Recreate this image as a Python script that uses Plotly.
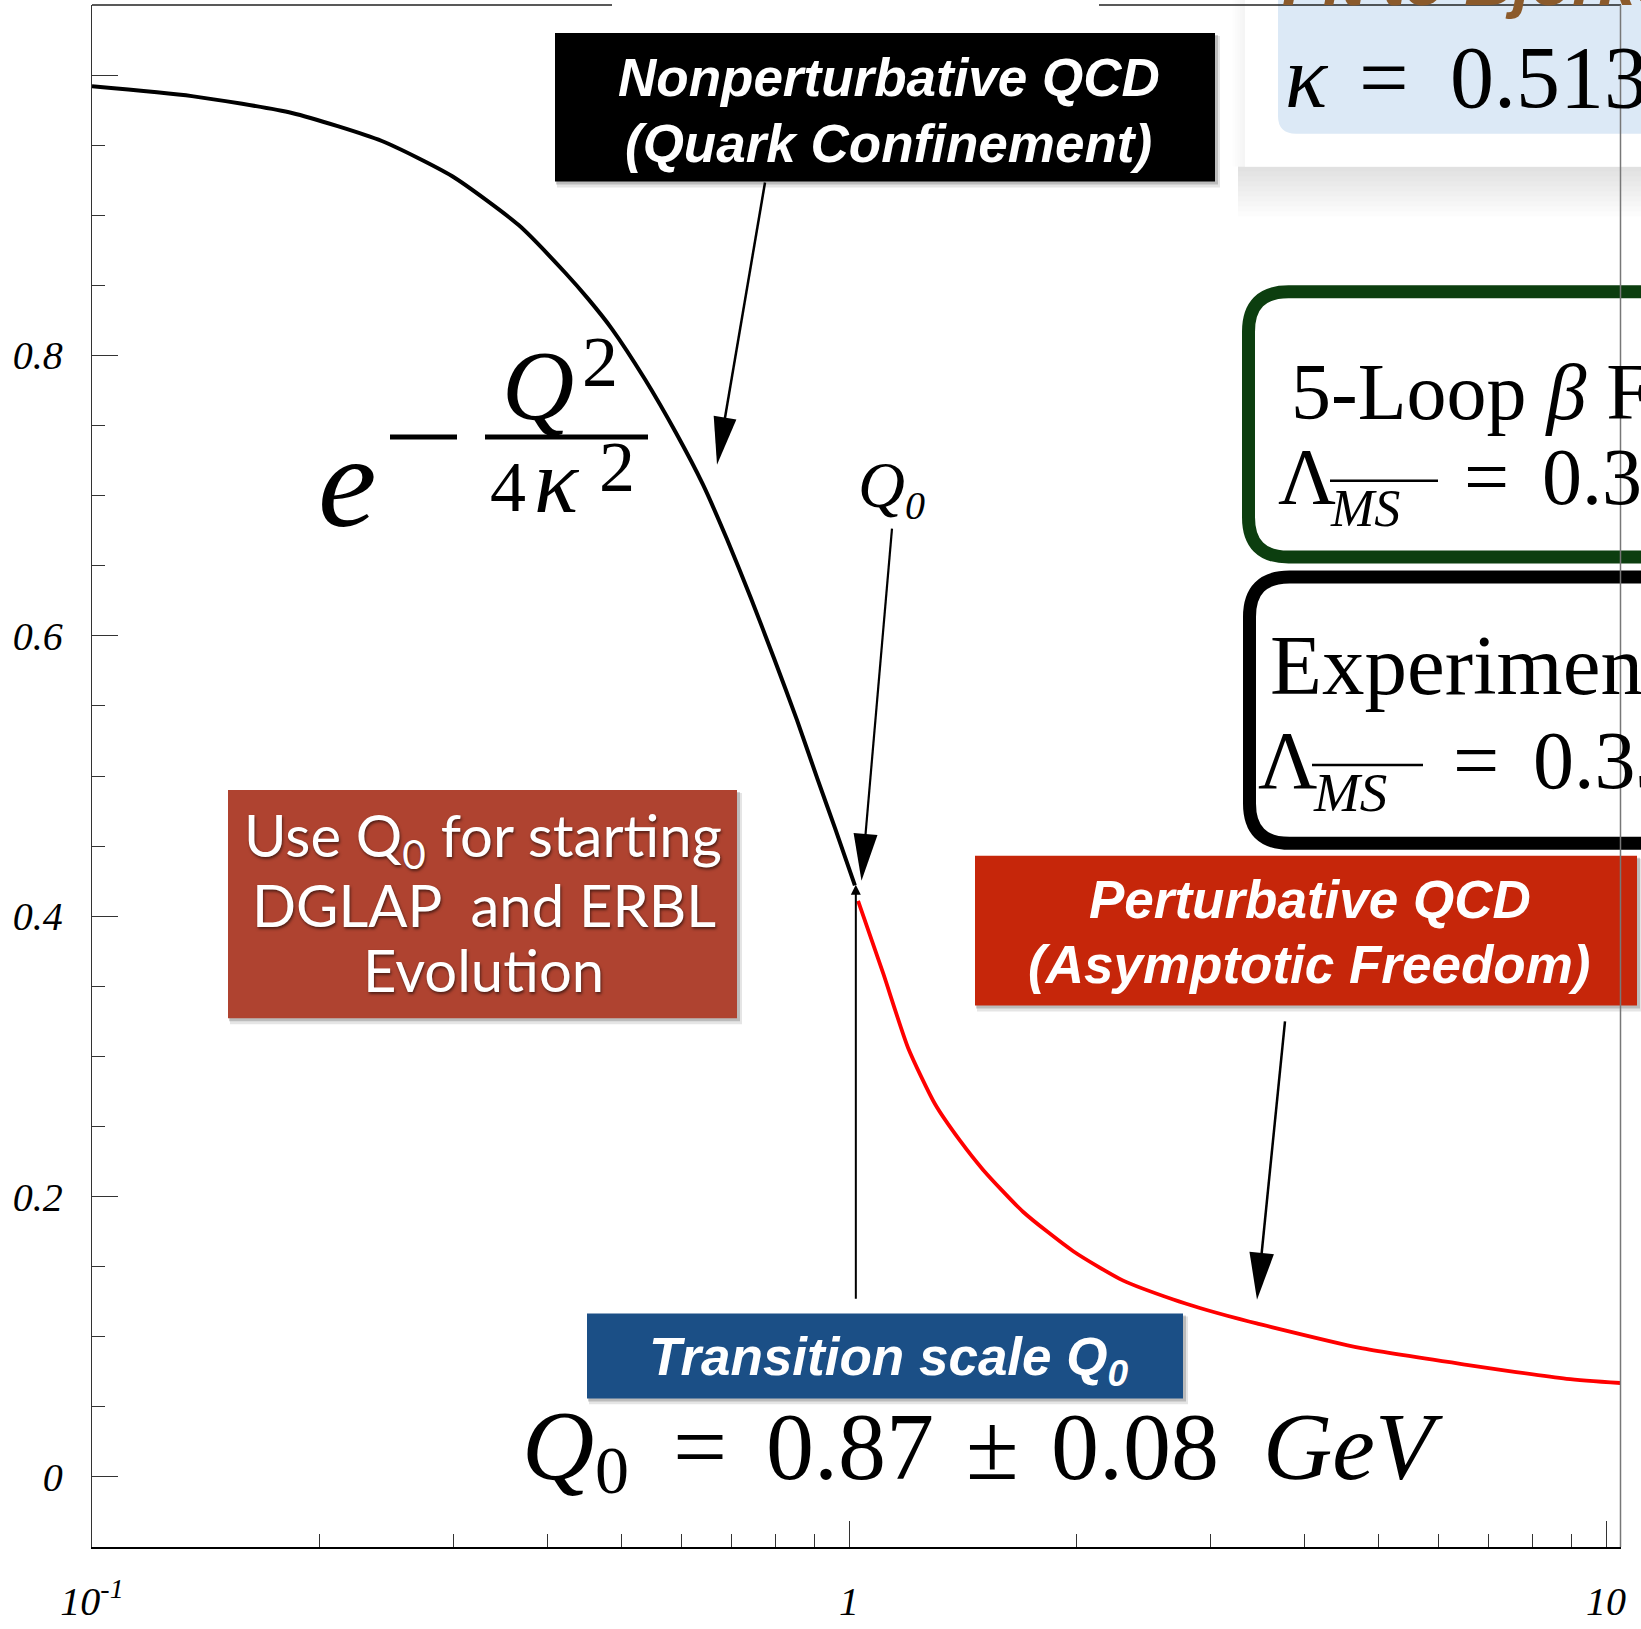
import math
import plotly.graph_objects as go

# ---------------- data: running coupling alpha(Q)/pi versus Q [GeV] ----------------
# non-perturbative (light-front holographic) branch
q_nonpert = [0.100, 0.1355, 0.1837, 0.2415, 0.2988, 0.3661, 0.4218, 0.4529, 0.4861,
             0.5376, 0.5905, 0.6412, 0.6898, 0.7419, 0.7960, 0.8535, 0.9097, 0.9581, 1.018]
alpha_nonpert = [0.992, 0.985, 0.973, 0.953, 0.928, 0.893, 0.859, 0.840, 0.819,
                 0.783, 0.745, 0.708, 0.669, 0.627, 0.584, 0.540, 0.497, 0.463, 0.422]

# perturbative branch
q_pert = [1.028, 1.110, 1.197, 1.299, 1.401, 1.504, 1.699, 1.978, 2.303, 2.682,
          2.907, 3.285, 3.455, 4.731, 6.545, 8.872, 10.45]
alpha_pert = [0.411, 0.359, 0.306, 0.266, 0.240, 0.219, 0.189, 0.161, 0.140, 0.1265,
              0.1205, 0.1125, 0.1095, 0.092, 0.080, 0.070, 0.067]

# transition scale marker on the plot
q_transition = 1.021
transition_line = [0.126, 0.4225]

# axis ticks
x_major = [0.1, 1, 10]
x_major_text = ["10<sup>-1</sup>", "1", "10"]
x_minor = [0.2, 0.3, 0.4, 0.5, 0.6, 0.7, 0.8, 0.9, 2, 3, 4, 5, 6, 7, 8, 9]
y_major = [0, 0.2, 0.4, 0.6, 0.8, 1.0]
y_major_text = ["0", "0.2", "0.4", "0.6", "0.8", ""]
y_minor = [0.05, 0.10, 0.15, 0.25, 0.30, 0.35, 0.45, 0.50, 0.55,
           0.65, 0.70, 0.75, 0.85, 0.90, 0.95]

# ---------------- page geometry ----------------
FIG_W, FIG_H = 1641, 1629
PL, PR, PT, PB = 92, 1621, 5, 1551


def px(x):
    return (x - PL) / (PR - PL)


def py(y):
    return (PB - y) / (PB - PT)


SERIF = "Liberation Serif"
SANS = "Liberation Sans"
GILL = "Lato"
R_SERIF, R_SANS, R_LATO = 0.3375, 0.3465, 0.387

shapes = []
annotations = []


def rect(x0, y0, x1, y1, fill, line_color=None, line_width=0):
    shapes.append(dict(type="rect", xref="paper", yref="paper",
                       x0=px(x0), x1=px(x1), y0=py(y1), y1=py(y0),
                       fillcolor=fill, line=dict(width=line_width, color=line_color or fill)))


def shadowed_box(x0, y0, x1, y1, fill):
    rect(x0 + 2, y0 + 3, x1 + 5, y1 + 6, "rgba(0,0,0,0.10)")
    rect(x0 + 1, y0 + 2, x1 + 3, y1 + 3, "rgba(0,0,0,0.18)")
    rect(x0, y0, x1, y1, fill)


def seg(x0, y0, x1, y1, color="black", width=2):
    shapes.append(dict(type="line", xref="paper", yref="paper",
                       x0=px(x0), y0=py(y0), x1=px(x1), y1=py(y1),
                       line=dict(color=color, width=width)))


def arrow(xt, yt, xh, yh, head_len, half_w, width, color="black"):
    dx, dy = xh - xt, yh - yt
    n = math.hypot(dx, dy)
    ux, uy = dx / n, dy / n
    bx, by = xh - ux * (head_len - 2), yh - uy * (head_len - 2)
    seg(xt, yt, bx, by, color, width)
    bx, by = xh - ux * head_len, yh - uy * head_len
    nx, ny = -uy, ux
    path = (f"M{px(xh)},{py(yh)} L{px(bx + nx * half_w)},{py(by + ny * half_w)} "
            f"L{px(bx - nx * half_w)},{py(by - ny * half_w)} Z")
    shapes.append(dict(type="path", xref="paper", yref="paper", path=path,
                       fillcolor=color, line=dict(width=0, color=color)))


def rounded_box(x0, y0, x1, y1, r, color, width):
    p = (f"M{px(x0 + r)},{py(y0)} L{px(x1 - r)},{py(y0)} "
         f"Q{px(x1)},{py(y0)} {px(x1)},{py(y0 + r)} L{px(x1)},{py(y1 - r)} "
         f"Q{px(x1)},{py(y1)} {px(x1 - r)},{py(y1)} L{px(x0 + r)},{py(y1)} "
         f"Q{px(x0)},{py(y1)} {px(x0)},{py(y1 - r)} L{px(x0)},{py(y0 + r)} "
         f"Q{px(x0)},{py(y0)} {px(x0 + r)},{py(y0)} Z")
    shapes.append(dict(type="path", xref="paper", yref="paper", path=p,
                       fillcolor="white", line=dict(width=width, color=color)))


def text(s, x, baseline, size, family, ratio, color="black", weight="normal",
         style="normal", anchor="center", shadow=None):
    font = dict(family=family, size=size, color=color, weight=weight, style=style)
    if shadow:
        font["shadow"] = shadow
    annotations.append(dict(x=px(x), y=py(baseline - ratio * size), xref="paper", yref="paper",
                            text=s, showarrow=False, xanchor=anchor, yanchor="middle", font=font))


# ---------------- top-right fit panel ----------------
for i in range(10):
    rect(1238, 167, 1720, 167 + (10 - i) * 5, "rgba(0,0,0,0.011)")
for i in range(5):
    rect(1245 - (5 - i) * 2.5, -10, 1245, 167, "rgba(0,0,0,0.007)")
rect(1245, -10, 1720, 167, "white")
r = 18
shapes.append(dict(type="path", xref="paper", yref="paper",
                   path=(f"M{px(1278)},{py(-10)} L{px(1278)},{py(134 - r)} "
                         f"Q{px(1278)},{py(134)} {px(1278 + r)},{py(134)} "
                         f"L{px(1720)},{py(134)} L{px(1720)},{py(-10)} Z"),
                   fillcolor="#DCE9F6", line=dict(width=0, color="#DCE9F6")))
text("Fit to Bjorken Sum Rule", 1280, 5, 67, SANS, R_SANS, color="#8B5A2B",
     weight="bold", style="italic", anchor="left")
text("κ", 1307, 107, 88, SERIF, R_SERIF, style="italic")
text("=", 1384, 107, 88, SERIF, R_SERIF)
text("0.513", 1448, 107, 88, SERIF, R_SERIF, anchor="left")

# ---------------- Lambda boxes ----------------
rounded_box(1248.5, 292.5, 1760, 558.5, 40, "#0C3E0F", 13)
text("5-Loop <i>β</i> Function", 1289, 420, 80, SERIF, R_SERIF, anchor="left")
text("Λ", 1276, 505, 80, SERIF, R_SERIF, anchor="left")
text("MS", 1328, 527, 52, SERIF, R_SERIF, style="italic", anchor="left")
seg(1330, 482, 1438, 482, "black", 2.5)
text("=", 1486, 505, 80, SERIF, R_SERIF)
text("0.339 GeV", 1540, 505, 80, SERIF, R_SERIF, anchor="left")

rounded_box(1249.5, 578.5, 1760, 845.5, 40, "black", 13)
text("Experiment", 1268, 695, 85, SERIF, R_SERIF, anchor="left")
text("Λ", 1256, 790, 82, SERIF, R_SERIF, anchor="left")
text("MS", 1311, 813, 55, SERIF, R_SERIF, style="italic", anchor="left")
seg(1312, 767, 1423, 767, "black", 2.5)
text("=", 1476, 790, 82, SERIF, R_SERIF)
text("0.332 GeV", 1531, 790, 82, SERIF, R_SERIF, anchor="left")

# ---------------- labelled boxes ----------------
shadowed_box(555, 33, 1215, 182, "black")
text("Nonperturbative QCD", 889, 96.5, 53, SANS, R_SANS, color="white", weight="bold", style="italic")
text("(Quark Confinement)", 888, 162.5, 53, SANS, R_SANS, color="white", weight="bold", style="italic")

shadowed_box(975, 858, 1637, 1008, "#C6260A")
text("Perturbative QCD", 1310, 920, 53, SANS, R_SANS, color="white", weight="bold", style="italic")
text("(Asymptotic Freedom)", 1309, 985, 53, SANS, R_SANS, color="white", weight="bold", style="italic")

shadowed_box(587, 1317, 1183, 1402, "#1B4F86")
text("Transition scale Q<sub>0</sub>", 889, 1382, 53, SANS, R_SANS, color="white",
     weight="bold", style="italic")

shadowed_box(228, 792, 737, 1021, "#AF4330")
sh = "1px 2px 3px rgba(0,0,0,0.55)"
text("Use Q<sub>0</sub> for starting", 483, 864, 58, GILL, R_LATO, color="white", shadow=sh)
text("DGLAP\u00a0 and ERBL", 484, 929, 58, GILL, R_LATO, color="white", shadow=sh)
text("Evolution", 483, 994, 58, GILL, R_LATO, color="white", shadow=sh)

# ---------------- formula exp(-Q^2 / 4 kappa^2) ----------------
text("e", 347, 527, 132, SERIF, R_SERIF, style="italic")
seg(390, 438, 457, 438, "black", 5)
seg(485, 438, 648, 438, "black", 5)
text("Q", 538, 420, 100, SERIF, R_SERIF, style="italic")
text("2", 600, 387, 72, SERIF, R_SERIF)
text("4", 508, 513, 72, SERIF, R_SERIF)
text("κ", 557, 513, 92, SERIF, R_SERIF, style="italic")
text("2", 617, 492, 72, SERIF, R_SERIF)

# ---------------- Q0 labels ----------------
text("Q", 881, 508, 65, SERIF, R_SERIF, style="italic")
text("0", 915, 520, 40, SERIF, R_SERIF, style="italic")

text("Q", 558, 1483, 100, SERIF, R_SERIF, style="italic")
text("0", 612, 1497, 68, SERIF, R_SERIF)
text("=", 700, 1483, 96, SERIF, R_SERIF)
text("0.87", 850, 1483, 96, SERIF, R_SERIF)
text("±", 992, 1483, 96, SERIF, R_SERIF)
text("0.08", 1135, 1483, 96, SERIF, R_SERIF)
text("GeV", 1353, 1483, 96, SERIF, R_SERIF, style="italic")

# ---------------- pointer arrows ----------------
arrow(765, 183, 717, 466, 48, 11.5, 2.5)
arrow(892, 530, 861.5, 883, 47, 12, 2.2)
arrow(1285, 1024, 1257, 1303, 47, 12.3, 2.5)

# ---------------- frame lines on top / right ----------------
seg(PL, PT, 612, PT, "#222", 1.3)
seg(1099, PT, PR, PT, "#222", 1.3)
seg(PR - 0.5, PT, PR - 0.5, PB, "#777", 1.5)

# ---------------- figure ----------------
fig = go.Figure()
fig.add_trace(go.Scatter(x=q_nonpert, y=alpha_nonpert, mode="lines",
                         line=dict(color="black", width=4, shape="spline", smoothing=0.6),
                         hoverinfo="skip"))
fig.add_trace(go.Scatter(x=q_pert, y=alpha_pert, mode="lines",
                         line=dict(color="#FF0000", width=3.8, shape="spline", smoothing=0.6),
                         hoverinfo="skip"))

# vertical marker at the transition scale
annotations.append(dict(x=math.log10(q_transition), y=transition_line[1],
                        ax=math.log10(q_transition), ay=transition_line[0],
                        xref="x", yref="y", axref="x", ayref="y", text="",
                        showarrow=True, arrowhead=2, arrowsize=1, arrowwidth=2,
                        arrowcolor="black"))

tick_font = dict(family=SERIF, size=40, color="black", style="italic")
fig.update_layout(
    width=FIG_W, height=FIG_H,
    margin=dict(l=PL, r=FIG_W - PR, t=PT, b=FIG_H - PB, pad=0),
    paper_bgcolor="white", plot_bgcolor="white",
    showlegend=False,
    xaxis=dict(type="log", range=[-1, -1 + (PR - PL) / 757.0],
               showline=True, linecolor="black", linewidth=2, mirror=False,
               showgrid=False, zeroline=False,
               ticks="inside", ticklen=26, tickwidth=1.3, tickcolor="#333",
               tickmode="array", tickvals=x_major, ticktext=x_major_text,
               tickfont=tick_font, ticklabelstandoff=18,
               minor=dict(ticks="inside", ticklen=13, tickwidth=1.3, tickcolor="#333",
                          tickmode="array", tickvals=x_minor, showgrid=False)),
    yaxis=dict(range=[-0.05, 1.05],
               showline=True, linecolor="#333", linewidth=1.3, mirror=False,
               showgrid=False, zeroline=False,
               ticks="inside", ticklen=26, tickwidth=1.3, tickcolor="#333",
               tickmode="array", tickvals=y_major, ticktext=y_major_text,
               tickfont=tick_font, ticklabelstandoff=20,
               minor=dict(ticks="inside", ticklen=13, tickwidth=1.3, tickcolor="#333",
                          tickmode="array", tickvals=y_minor, showgrid=False)),
    shapes=shapes,
    annotations=annotations,
)

fig.write_html("out.html")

━━━━━━

— WHAT YOU ARE ASKED TO DO —
From the first line of the material down to the line containing "import plotly.graph_objects as go", inclusive, return each line exactly, skipping any picture.

— ANSWER TO THIS PROBLEM —
Recreate this image as a Python script that uses Plotly.
import math
import plotly.graph_objects as go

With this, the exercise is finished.